> **What you should do**:
Leave out the pictures and set down exactly the lines from the start of the listing through the one with "inner sep=0pt] (title)", both included.
>> BEGIN
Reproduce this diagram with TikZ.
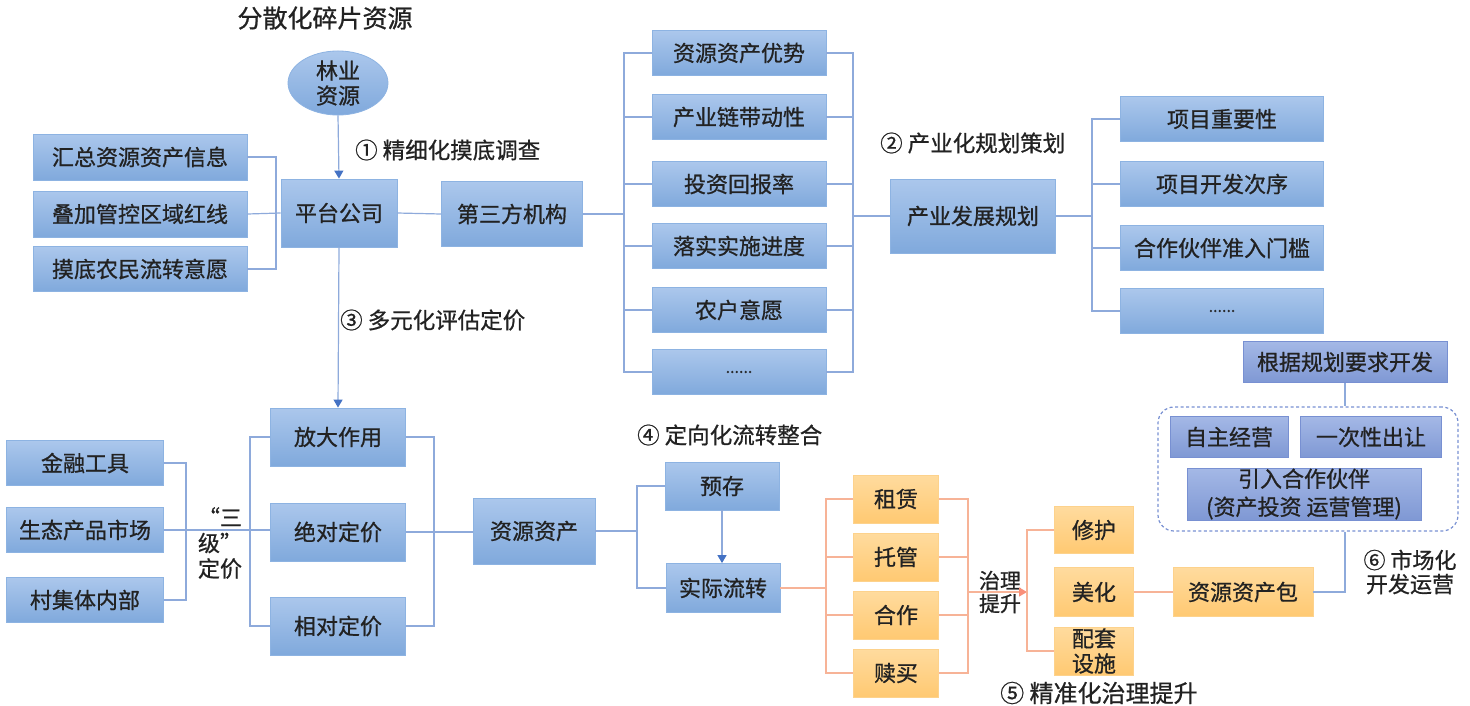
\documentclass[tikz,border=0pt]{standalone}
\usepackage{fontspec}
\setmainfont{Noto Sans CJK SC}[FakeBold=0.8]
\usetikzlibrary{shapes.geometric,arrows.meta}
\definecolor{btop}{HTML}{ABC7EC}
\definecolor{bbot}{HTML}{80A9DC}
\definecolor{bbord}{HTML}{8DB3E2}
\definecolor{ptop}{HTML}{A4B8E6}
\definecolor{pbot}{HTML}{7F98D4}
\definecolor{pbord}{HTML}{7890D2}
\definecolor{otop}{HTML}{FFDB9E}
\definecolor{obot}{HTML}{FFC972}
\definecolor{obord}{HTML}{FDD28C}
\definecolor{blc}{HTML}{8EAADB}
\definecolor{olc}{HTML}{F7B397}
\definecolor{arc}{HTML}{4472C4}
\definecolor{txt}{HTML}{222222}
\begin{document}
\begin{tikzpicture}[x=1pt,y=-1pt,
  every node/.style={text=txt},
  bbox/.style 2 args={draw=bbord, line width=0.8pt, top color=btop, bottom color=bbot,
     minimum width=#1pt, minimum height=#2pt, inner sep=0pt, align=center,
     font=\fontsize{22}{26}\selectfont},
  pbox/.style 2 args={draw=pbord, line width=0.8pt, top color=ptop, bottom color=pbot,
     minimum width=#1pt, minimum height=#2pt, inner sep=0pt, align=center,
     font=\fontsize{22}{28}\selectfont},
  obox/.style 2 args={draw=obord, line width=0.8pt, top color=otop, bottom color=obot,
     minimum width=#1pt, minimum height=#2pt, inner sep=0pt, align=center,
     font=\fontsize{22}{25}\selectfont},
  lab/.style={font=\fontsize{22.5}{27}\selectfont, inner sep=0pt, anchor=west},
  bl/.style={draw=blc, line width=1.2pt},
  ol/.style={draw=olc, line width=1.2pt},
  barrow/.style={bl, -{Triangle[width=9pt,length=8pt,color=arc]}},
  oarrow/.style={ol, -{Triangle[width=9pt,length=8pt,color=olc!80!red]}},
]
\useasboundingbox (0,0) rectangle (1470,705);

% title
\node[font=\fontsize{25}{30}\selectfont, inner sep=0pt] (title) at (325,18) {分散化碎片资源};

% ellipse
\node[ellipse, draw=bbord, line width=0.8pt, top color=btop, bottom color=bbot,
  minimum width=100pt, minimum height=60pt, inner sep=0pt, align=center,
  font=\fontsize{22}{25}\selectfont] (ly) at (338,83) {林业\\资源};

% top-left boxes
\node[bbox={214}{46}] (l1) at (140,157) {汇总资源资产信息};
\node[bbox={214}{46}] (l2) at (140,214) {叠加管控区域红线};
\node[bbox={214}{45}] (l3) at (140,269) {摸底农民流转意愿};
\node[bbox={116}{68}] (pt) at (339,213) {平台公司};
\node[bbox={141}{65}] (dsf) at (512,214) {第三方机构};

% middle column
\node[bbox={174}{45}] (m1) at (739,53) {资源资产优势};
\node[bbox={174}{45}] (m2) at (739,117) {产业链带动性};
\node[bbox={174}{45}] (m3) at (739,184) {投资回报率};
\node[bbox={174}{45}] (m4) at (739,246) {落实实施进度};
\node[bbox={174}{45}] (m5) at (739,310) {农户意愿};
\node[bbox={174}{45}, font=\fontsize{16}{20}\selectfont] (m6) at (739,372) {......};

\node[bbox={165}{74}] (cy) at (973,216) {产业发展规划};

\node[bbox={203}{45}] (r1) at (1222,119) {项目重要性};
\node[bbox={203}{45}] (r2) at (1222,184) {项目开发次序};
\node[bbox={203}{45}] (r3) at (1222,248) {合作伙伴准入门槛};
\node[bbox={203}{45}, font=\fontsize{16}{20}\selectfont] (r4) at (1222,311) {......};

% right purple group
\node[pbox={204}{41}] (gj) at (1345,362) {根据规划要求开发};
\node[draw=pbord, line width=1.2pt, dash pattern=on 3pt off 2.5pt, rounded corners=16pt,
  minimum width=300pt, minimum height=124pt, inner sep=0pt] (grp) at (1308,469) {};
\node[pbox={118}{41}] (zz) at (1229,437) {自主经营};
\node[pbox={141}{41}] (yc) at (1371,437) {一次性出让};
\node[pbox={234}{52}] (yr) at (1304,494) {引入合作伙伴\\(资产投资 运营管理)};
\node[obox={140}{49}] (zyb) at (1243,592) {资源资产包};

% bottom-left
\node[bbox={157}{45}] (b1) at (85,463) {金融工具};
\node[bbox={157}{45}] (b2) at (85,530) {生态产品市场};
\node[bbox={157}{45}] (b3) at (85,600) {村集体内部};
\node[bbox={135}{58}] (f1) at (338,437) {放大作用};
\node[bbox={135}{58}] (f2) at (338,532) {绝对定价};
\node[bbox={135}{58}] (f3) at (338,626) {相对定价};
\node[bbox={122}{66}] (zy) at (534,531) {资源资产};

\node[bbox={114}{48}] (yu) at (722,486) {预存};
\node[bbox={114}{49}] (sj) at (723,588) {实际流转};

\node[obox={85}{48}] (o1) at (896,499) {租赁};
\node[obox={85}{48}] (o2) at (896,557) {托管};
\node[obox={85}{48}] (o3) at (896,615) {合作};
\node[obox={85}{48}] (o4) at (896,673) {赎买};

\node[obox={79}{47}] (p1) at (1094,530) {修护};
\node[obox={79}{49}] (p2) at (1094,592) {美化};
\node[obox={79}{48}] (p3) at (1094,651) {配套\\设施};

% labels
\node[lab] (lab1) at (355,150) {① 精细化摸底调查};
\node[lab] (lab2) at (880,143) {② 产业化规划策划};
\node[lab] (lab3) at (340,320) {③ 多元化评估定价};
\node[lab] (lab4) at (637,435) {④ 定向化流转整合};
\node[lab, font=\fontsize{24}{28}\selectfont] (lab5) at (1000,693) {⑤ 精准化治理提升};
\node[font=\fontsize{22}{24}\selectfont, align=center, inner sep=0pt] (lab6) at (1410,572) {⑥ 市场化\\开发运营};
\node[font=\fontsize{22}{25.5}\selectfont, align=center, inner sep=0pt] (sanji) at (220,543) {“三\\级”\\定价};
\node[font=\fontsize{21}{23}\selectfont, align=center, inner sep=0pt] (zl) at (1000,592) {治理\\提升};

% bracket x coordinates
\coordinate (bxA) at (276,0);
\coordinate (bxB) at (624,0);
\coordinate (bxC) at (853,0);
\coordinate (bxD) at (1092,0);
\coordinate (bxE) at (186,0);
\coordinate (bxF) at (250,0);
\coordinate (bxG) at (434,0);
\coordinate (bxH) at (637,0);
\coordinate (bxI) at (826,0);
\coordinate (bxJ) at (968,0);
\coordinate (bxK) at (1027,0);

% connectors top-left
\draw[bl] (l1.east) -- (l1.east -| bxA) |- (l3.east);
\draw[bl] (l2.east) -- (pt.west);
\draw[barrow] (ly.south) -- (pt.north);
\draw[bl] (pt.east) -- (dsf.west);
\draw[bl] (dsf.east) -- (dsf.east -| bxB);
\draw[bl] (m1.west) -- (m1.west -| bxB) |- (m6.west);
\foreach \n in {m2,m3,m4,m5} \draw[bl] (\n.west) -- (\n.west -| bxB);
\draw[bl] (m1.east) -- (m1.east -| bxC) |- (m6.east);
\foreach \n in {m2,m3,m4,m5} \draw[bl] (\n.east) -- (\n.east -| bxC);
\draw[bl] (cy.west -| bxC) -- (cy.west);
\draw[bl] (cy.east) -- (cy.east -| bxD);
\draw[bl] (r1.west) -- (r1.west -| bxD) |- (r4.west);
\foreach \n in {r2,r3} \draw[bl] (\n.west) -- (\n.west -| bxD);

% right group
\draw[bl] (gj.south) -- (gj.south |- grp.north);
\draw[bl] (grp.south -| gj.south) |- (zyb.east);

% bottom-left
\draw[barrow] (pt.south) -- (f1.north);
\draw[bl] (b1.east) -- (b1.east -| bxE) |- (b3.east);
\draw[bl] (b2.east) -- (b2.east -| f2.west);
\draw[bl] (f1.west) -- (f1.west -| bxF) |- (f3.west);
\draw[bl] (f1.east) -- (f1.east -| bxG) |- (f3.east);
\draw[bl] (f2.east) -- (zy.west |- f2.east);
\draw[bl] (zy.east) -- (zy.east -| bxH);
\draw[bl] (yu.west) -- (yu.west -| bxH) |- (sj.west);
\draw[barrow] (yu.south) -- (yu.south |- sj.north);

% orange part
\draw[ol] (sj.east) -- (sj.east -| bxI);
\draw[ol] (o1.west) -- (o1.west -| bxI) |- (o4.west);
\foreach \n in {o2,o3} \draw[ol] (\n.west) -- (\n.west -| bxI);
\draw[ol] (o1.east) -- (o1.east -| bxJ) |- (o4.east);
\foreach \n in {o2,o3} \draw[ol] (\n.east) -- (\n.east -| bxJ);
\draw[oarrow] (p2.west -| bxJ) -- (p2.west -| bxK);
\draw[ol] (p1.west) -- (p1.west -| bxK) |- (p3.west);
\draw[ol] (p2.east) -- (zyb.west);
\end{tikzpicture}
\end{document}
>> END
> **Right answer**:
Reproduce this diagram with TikZ.
\documentclass[tikz,border=0pt]{standalone}
\usepackage{fontspec}
\setmainfont{Noto Sans CJK SC}[FakeBold=0.8]
\usetikzlibrary{shapes.geometric,arrows.meta}
\definecolor{btop}{HTML}{ABC7EC}
\definecolor{bbot}{HTML}{80A9DC}
\definecolor{bbord}{HTML}{8DB3E2}
\definecolor{ptop}{HTML}{A4B8E6}
\definecolor{pbot}{HTML}{7F98D4}
\definecolor{pbord}{HTML}{7890D2}
\definecolor{otop}{HTML}{FFDB9E}
\definecolor{obot}{HTML}{FFC972}
\definecolor{obord}{HTML}{FDD28C}
\definecolor{blc}{HTML}{8EAADB}
\definecolor{olc}{HTML}{F7B397}
\definecolor{arc}{HTML}{4472C4}
\definecolor{txt}{HTML}{222222}
\begin{document}
\begin{tikzpicture}[x=1pt,y=-1pt,
  every node/.style={text=txt},
  bbox/.style 2 args={draw=bbord, line width=0.8pt, top color=btop, bottom color=bbot,
     minimum width=#1pt, minimum height=#2pt, inner sep=0pt, align=center,
     font=\fontsize{22}{26}\selectfont},
  pbox/.style 2 args={draw=pbord, line width=0.8pt, top color=ptop, bottom color=pbot,
     minimum width=#1pt, minimum height=#2pt, inner sep=0pt, align=center,
     font=\fontsize{22}{28}\selectfont},
  obox/.style 2 args={draw=obord, line width=0.8pt, top color=otop, bottom color=obot,
     minimum width=#1pt, minimum height=#2pt, inner sep=0pt, align=center,
     font=\fontsize{22}{25}\selectfont},
  lab/.style={font=\fontsize{22.5}{27}\selectfont, inner sep=0pt, anchor=west},
  bl/.style={draw=blc, line width=1.2pt},
  ol/.style={draw=olc, line width=1.2pt},
  barrow/.style={bl, -{Triangle[width=9pt,length=8pt,color=arc]}},
  oarrow/.style={ol, -{Triangle[width=9pt,length=8pt,color=olc!80!red]}},
]
\useasboundingbox (0,0) rectangle (1470,705);

% title
\node[font=\fontsize{25}{30}\selectfont, inner sep=0pt] (title) at (325,18) {分散化碎片资源};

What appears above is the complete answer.